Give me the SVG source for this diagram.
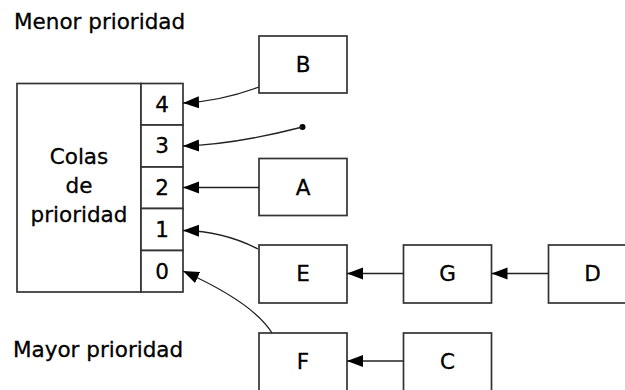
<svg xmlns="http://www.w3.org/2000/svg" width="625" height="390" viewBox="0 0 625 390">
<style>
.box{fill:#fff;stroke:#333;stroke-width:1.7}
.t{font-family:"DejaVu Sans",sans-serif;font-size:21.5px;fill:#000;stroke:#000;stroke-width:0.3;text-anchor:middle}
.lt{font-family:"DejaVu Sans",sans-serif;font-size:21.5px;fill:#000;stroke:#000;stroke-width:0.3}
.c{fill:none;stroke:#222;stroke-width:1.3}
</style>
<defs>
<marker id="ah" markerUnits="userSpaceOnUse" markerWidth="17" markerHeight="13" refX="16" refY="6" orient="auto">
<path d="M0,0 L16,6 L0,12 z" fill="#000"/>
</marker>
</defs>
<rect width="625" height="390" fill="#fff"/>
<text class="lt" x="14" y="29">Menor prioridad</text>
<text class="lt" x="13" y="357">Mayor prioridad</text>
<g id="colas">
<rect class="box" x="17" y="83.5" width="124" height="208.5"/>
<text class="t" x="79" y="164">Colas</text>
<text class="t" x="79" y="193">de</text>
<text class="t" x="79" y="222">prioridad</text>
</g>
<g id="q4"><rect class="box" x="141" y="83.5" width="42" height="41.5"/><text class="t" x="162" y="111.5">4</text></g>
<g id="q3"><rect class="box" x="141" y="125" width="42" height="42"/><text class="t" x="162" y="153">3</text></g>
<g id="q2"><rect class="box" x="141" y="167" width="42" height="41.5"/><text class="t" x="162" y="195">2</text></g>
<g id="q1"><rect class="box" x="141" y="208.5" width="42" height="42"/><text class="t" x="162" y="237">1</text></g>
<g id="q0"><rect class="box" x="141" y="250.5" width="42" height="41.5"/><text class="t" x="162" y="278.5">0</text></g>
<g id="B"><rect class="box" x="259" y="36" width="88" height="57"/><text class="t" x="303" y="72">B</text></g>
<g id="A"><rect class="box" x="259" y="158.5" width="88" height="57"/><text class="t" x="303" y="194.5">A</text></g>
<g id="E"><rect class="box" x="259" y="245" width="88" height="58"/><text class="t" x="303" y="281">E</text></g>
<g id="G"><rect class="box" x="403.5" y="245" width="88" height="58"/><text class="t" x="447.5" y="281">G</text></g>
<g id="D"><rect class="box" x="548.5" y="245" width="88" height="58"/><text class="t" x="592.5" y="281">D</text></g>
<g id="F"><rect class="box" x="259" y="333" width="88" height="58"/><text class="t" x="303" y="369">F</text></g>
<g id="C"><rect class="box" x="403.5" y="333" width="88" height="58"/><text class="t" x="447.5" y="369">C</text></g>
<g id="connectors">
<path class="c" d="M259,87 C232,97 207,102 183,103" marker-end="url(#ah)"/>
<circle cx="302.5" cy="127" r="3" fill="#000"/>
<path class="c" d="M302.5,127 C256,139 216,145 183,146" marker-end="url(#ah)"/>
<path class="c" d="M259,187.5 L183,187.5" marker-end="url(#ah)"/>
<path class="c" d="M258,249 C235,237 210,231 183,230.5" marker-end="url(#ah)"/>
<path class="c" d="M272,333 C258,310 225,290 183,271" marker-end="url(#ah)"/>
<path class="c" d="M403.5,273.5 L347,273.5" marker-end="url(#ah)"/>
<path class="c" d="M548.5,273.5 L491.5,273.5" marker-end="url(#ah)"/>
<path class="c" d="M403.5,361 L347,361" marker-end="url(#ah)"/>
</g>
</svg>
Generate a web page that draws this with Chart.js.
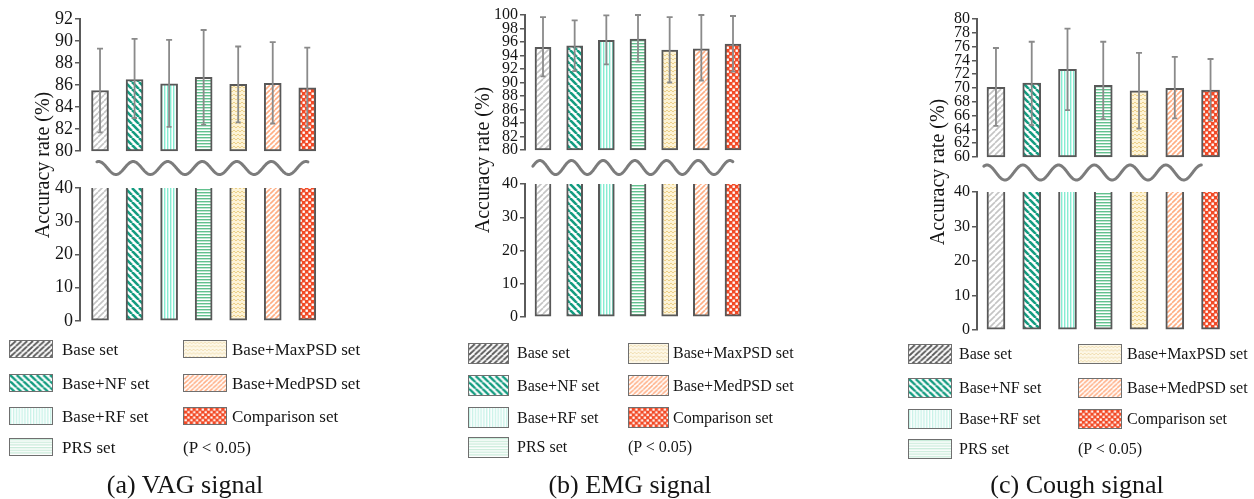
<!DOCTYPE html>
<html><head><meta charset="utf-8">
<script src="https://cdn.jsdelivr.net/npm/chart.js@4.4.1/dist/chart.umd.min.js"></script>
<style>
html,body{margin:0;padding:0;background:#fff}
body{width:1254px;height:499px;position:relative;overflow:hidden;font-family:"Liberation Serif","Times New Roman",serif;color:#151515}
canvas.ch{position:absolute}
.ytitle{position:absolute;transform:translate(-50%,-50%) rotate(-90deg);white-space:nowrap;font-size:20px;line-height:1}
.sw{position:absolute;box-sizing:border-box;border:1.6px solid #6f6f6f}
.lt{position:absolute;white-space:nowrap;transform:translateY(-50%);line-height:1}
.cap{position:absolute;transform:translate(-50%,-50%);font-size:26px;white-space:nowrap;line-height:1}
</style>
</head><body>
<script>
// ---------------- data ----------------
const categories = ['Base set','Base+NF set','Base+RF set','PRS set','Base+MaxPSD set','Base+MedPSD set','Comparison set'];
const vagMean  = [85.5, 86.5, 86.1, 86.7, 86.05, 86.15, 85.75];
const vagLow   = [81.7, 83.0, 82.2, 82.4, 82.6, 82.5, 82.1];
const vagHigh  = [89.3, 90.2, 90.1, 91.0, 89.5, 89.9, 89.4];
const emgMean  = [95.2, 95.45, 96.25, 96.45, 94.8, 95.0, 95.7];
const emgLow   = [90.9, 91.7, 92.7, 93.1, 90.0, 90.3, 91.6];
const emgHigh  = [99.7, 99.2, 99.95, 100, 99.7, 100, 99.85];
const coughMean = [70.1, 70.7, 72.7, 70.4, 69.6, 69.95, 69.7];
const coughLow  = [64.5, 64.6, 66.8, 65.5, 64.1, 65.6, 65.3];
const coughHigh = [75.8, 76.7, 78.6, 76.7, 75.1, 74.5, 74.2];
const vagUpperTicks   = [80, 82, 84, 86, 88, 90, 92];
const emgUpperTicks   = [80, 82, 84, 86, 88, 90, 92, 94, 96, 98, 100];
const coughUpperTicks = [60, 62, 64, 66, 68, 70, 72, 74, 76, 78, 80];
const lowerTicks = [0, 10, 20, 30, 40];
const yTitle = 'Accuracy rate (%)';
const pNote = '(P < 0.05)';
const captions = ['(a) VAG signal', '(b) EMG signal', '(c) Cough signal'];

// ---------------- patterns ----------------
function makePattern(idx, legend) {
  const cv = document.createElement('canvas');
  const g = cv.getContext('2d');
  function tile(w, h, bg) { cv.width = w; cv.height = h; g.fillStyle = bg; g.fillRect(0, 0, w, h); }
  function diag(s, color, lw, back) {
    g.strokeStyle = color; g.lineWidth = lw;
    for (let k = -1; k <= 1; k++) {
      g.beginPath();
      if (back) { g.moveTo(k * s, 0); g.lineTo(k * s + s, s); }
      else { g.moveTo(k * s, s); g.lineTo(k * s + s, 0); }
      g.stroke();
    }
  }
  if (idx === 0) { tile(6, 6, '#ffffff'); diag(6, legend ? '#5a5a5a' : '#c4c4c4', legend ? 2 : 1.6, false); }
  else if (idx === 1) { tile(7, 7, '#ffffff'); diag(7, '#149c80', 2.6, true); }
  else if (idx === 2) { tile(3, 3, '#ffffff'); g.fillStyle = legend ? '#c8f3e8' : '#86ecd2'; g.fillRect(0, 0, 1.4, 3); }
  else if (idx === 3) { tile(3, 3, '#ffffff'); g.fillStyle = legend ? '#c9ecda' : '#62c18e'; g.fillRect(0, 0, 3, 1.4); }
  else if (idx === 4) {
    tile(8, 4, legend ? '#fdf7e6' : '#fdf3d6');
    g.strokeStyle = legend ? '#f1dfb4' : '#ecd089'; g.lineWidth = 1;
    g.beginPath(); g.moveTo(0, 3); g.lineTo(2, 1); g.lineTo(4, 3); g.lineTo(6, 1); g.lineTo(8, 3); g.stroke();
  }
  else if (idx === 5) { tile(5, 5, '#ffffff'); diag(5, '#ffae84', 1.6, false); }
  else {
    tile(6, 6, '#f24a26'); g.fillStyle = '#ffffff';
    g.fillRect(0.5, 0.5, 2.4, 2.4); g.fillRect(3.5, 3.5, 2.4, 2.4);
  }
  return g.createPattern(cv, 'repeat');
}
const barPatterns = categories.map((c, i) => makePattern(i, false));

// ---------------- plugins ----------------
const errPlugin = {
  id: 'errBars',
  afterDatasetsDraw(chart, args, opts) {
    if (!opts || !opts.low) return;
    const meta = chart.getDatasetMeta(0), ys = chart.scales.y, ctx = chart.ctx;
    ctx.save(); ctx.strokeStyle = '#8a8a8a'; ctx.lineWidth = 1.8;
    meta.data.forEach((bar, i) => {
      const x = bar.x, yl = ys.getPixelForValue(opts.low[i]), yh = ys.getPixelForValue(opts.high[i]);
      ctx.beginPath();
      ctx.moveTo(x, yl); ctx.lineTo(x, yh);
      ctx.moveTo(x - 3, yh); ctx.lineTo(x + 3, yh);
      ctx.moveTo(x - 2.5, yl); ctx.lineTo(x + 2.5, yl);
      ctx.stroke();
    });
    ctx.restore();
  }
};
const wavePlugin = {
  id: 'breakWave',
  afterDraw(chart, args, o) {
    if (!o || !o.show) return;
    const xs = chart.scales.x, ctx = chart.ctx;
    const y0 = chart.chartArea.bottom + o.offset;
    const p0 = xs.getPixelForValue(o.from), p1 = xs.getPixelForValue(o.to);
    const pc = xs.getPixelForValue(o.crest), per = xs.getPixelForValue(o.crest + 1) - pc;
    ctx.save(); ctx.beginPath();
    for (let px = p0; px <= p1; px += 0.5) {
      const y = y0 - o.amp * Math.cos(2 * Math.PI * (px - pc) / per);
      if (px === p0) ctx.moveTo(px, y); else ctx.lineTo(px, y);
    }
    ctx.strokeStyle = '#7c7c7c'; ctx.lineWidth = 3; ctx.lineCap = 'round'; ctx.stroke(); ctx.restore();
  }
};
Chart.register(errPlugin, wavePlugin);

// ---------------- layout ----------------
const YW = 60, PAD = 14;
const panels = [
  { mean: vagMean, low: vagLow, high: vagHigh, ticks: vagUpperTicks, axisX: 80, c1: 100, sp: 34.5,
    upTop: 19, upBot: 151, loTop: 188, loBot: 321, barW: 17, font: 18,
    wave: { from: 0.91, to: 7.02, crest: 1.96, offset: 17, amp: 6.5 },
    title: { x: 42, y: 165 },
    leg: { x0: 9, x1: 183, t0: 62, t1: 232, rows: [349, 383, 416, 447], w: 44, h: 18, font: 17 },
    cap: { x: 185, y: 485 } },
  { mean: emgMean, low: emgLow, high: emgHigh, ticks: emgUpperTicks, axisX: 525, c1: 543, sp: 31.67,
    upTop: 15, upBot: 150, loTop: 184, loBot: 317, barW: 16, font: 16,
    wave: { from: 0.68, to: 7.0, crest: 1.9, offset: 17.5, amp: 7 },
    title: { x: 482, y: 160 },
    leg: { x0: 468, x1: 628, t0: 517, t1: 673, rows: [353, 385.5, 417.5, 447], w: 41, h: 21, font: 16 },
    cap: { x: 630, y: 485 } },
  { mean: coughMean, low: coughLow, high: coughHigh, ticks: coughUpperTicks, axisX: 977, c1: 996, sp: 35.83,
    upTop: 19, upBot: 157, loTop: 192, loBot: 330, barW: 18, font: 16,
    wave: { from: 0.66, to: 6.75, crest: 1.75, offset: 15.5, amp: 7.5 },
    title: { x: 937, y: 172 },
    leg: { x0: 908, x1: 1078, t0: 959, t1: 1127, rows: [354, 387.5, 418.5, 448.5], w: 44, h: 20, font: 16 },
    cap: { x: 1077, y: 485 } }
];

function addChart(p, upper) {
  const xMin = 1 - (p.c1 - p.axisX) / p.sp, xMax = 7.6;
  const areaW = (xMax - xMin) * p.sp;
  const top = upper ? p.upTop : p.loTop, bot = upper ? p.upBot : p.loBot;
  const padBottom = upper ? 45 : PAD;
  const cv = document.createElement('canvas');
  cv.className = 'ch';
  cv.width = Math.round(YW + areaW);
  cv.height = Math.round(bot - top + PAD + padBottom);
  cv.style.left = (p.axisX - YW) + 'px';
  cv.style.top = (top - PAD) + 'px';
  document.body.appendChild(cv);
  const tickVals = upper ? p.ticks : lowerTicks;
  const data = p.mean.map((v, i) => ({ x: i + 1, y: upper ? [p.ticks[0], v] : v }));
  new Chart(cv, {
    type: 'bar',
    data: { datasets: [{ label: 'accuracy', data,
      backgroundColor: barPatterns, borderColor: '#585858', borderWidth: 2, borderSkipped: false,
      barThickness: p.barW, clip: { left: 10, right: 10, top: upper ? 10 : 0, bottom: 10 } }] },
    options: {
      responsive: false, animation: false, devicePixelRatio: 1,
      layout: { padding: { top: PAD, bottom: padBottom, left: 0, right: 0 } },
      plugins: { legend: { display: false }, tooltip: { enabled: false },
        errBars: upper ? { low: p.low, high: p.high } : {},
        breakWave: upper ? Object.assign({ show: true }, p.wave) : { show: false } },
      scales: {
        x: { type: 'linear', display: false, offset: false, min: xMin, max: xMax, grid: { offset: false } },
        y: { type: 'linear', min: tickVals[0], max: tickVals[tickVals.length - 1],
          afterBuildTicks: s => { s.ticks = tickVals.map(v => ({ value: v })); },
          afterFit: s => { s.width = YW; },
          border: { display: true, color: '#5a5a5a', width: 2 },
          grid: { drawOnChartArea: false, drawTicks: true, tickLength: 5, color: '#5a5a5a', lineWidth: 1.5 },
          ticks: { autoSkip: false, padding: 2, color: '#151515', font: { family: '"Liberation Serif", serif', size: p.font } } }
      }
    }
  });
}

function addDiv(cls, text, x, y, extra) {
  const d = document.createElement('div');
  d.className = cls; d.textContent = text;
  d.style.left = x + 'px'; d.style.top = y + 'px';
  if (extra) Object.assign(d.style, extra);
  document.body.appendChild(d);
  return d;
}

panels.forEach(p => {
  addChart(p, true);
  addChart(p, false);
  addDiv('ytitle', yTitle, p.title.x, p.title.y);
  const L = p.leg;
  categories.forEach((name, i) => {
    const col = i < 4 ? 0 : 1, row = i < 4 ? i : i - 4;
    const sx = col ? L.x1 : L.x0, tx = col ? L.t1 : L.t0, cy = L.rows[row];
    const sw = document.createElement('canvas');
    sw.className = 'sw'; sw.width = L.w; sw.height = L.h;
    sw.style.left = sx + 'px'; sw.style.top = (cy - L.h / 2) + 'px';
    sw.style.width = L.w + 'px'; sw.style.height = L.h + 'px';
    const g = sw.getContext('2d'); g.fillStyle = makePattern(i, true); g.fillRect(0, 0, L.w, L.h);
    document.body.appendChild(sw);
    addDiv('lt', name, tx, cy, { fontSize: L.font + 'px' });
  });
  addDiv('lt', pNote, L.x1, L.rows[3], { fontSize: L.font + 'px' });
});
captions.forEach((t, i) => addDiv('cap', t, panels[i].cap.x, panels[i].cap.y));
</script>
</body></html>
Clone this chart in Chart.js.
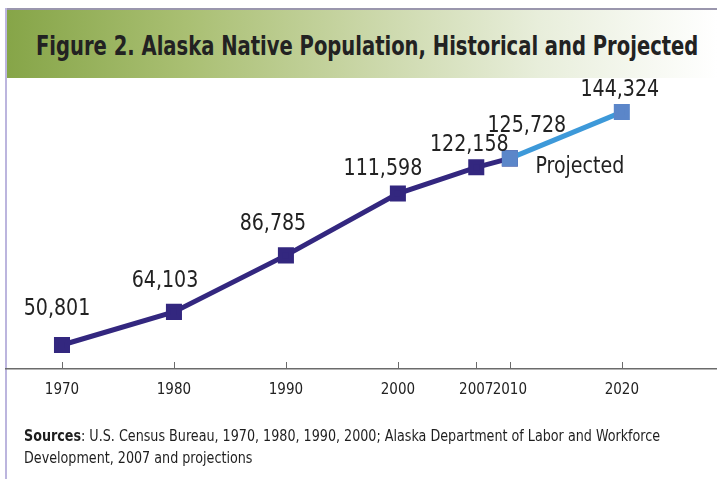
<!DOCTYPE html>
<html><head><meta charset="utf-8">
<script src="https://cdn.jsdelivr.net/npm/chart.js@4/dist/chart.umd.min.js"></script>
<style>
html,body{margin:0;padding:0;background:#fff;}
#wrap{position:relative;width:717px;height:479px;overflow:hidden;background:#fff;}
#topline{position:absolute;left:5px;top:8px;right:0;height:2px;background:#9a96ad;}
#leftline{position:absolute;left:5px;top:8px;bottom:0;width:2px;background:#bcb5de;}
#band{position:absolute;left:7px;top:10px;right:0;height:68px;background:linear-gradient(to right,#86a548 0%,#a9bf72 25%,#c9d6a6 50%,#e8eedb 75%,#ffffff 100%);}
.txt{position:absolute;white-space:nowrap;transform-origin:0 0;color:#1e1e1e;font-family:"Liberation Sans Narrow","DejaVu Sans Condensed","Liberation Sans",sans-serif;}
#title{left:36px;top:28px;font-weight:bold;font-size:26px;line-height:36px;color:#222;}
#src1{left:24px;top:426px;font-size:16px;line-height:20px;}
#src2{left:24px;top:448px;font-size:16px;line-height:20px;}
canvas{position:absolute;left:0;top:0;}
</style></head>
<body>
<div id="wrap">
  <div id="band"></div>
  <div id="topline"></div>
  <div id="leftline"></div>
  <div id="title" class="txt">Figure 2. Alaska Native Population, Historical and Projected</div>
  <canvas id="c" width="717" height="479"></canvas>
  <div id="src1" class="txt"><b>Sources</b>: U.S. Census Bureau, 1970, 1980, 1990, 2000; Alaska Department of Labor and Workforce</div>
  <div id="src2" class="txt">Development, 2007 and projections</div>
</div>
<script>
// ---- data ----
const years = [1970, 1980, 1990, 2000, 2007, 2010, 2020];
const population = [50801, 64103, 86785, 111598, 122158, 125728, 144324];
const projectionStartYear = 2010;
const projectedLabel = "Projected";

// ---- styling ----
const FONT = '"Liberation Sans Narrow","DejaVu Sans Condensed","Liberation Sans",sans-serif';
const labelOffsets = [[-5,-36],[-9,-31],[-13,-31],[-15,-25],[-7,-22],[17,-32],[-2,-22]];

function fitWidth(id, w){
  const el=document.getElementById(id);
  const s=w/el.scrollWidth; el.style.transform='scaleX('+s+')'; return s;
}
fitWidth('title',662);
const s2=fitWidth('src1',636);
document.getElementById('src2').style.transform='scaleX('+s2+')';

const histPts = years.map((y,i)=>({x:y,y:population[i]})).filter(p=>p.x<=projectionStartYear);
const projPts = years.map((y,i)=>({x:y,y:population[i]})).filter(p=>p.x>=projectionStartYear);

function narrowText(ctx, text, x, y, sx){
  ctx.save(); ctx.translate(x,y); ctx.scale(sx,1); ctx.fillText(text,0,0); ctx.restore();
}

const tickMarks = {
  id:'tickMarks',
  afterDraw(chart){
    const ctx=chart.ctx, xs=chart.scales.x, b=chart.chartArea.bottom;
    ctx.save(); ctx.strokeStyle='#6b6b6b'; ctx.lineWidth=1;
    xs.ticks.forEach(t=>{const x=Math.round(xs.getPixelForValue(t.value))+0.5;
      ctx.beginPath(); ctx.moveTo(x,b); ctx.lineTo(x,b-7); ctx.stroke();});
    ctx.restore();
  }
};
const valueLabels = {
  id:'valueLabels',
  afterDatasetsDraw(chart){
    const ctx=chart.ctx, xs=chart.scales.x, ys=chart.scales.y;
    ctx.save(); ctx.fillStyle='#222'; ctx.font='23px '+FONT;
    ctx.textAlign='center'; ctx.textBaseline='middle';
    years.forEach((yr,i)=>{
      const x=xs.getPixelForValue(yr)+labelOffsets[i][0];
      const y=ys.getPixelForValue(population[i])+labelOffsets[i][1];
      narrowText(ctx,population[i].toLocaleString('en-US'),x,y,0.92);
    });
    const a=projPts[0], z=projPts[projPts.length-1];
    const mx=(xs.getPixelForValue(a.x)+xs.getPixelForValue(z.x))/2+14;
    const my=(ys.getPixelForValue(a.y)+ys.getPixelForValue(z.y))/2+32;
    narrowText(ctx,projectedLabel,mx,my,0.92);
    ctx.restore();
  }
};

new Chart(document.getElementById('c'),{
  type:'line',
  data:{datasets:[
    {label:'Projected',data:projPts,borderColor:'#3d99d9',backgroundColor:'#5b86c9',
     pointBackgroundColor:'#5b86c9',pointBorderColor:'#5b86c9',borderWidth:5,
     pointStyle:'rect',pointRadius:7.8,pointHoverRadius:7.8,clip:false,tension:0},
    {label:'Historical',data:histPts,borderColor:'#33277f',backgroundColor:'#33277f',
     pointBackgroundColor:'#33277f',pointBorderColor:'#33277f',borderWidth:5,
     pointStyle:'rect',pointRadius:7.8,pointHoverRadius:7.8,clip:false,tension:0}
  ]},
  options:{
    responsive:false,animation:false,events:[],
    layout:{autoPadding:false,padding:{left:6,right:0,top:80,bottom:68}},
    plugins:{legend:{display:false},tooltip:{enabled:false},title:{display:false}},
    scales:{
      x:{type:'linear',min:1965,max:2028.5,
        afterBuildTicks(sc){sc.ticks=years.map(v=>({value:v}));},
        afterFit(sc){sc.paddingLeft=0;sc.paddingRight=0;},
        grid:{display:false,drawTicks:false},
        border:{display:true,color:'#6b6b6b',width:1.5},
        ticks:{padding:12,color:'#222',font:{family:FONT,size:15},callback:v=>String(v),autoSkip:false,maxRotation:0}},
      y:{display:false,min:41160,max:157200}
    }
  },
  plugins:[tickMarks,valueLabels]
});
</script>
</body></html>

══════

• _REQUIREMENTS_: Go through the lines above. Select every one that has the string "this".

• _FULL RESPONSE_:
Give me the SVG source for this diagram.
Generate a web page that draws this with Chart.js.
Clone this chart in Chart.js.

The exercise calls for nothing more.